For me, developing good habits requires the same sort of censorship. However, this time I have to stifle the voice that leads me astray, to be absolutely rigid in my refusal to capitulate. It works best when I have an inflexible routine, like my 7 a.m. appointment at the gym.
These days, NPR wakes me up at 6:57 a.m., and I go mechanically through a series of maneuvers that have me walking up the street and arriving at my desk at 8:30 while the office is still cold and empty. I am at my most productive in that first hour. I’d love to add another hour to my morning, to rise before six and really get something done with my first cup of joe. I haven’t muscled myself into that harness yet.

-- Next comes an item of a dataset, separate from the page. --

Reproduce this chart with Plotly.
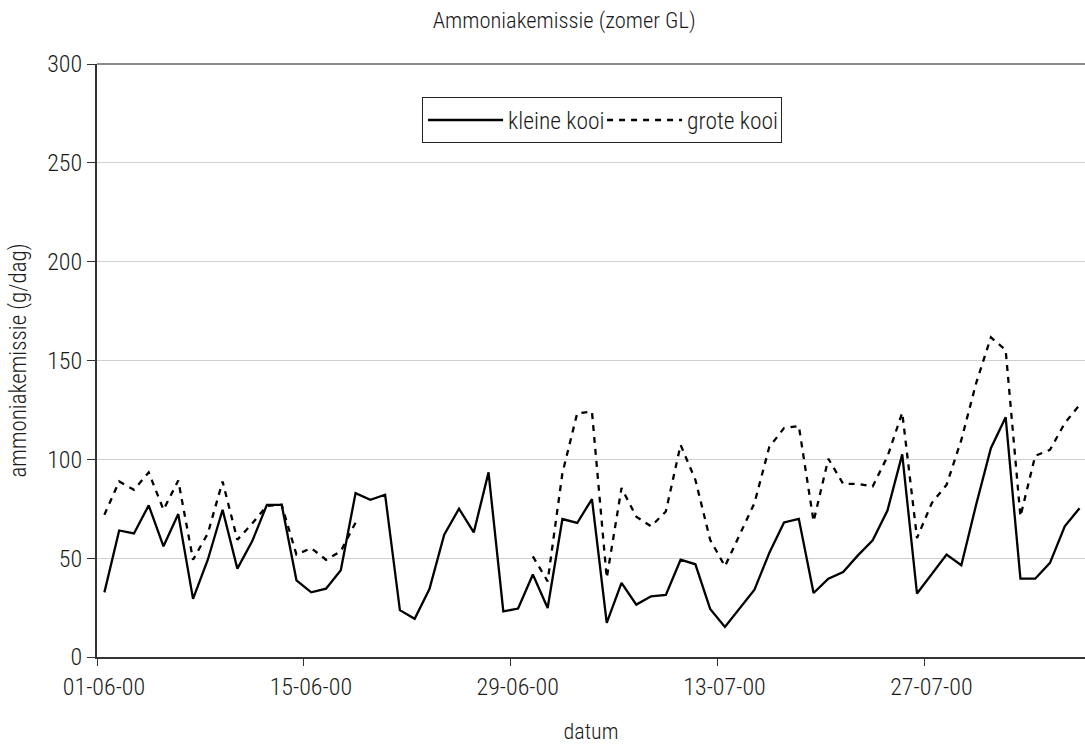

What does this sort of rigidity mean when it comes to creativity? Can you be so iron-clad and expect your imagination to function just because you have put it on a regimen? Will the ink lie cold in the pen? Will the mind stay half-asleep?
Not if you insist. The muse can be put on a tight schedule. I have had to come up with ideas, on deadline for decades and, if anything, things flow more easily when you bear down on the brain. It’s not guaranteed but showing up is half the job. If I am focussed, resolved, and present, ideas will come.
I’d like to be more disciplined about my drawing. When I have an illustration assignment or a commitment to another like sketchcrawling, I can deliver. I just did it in Paris, crawling out in to the cold rainy dawn to draw. But it’s not as much fun as when I am suddenly inspired to pick up the pen. It feels like work. But maybe that’s because I am irregular in my early morning sessions. I mean, I could stagger over to the gym tomorrow at 7 am and bench press something but it would not be fun.
My pal, Tom Kane, has a great habit. When he walks into his office each morning, he snaps on his computer, loads the NY Times homepage and draws something from one of the lead stories in a Moleskine reserved for the purpose. Each day, at least one drawing of a newsmaker. Only then does his work day begin. His book is full now, brimming with great caricatures and portraits, built one drawing at a time. His drawings muscles ripple. Of course, he does not stop there; he draws New York City most days, detailed pen and ink drawings that fill the page from corner to corner. Tom’s compulsive too. He cannot stop until every square inch of paper is covered and crosshatched. He tells me he doesn’t do it because he enjoys it; he does it because he has to. He’s got the habit.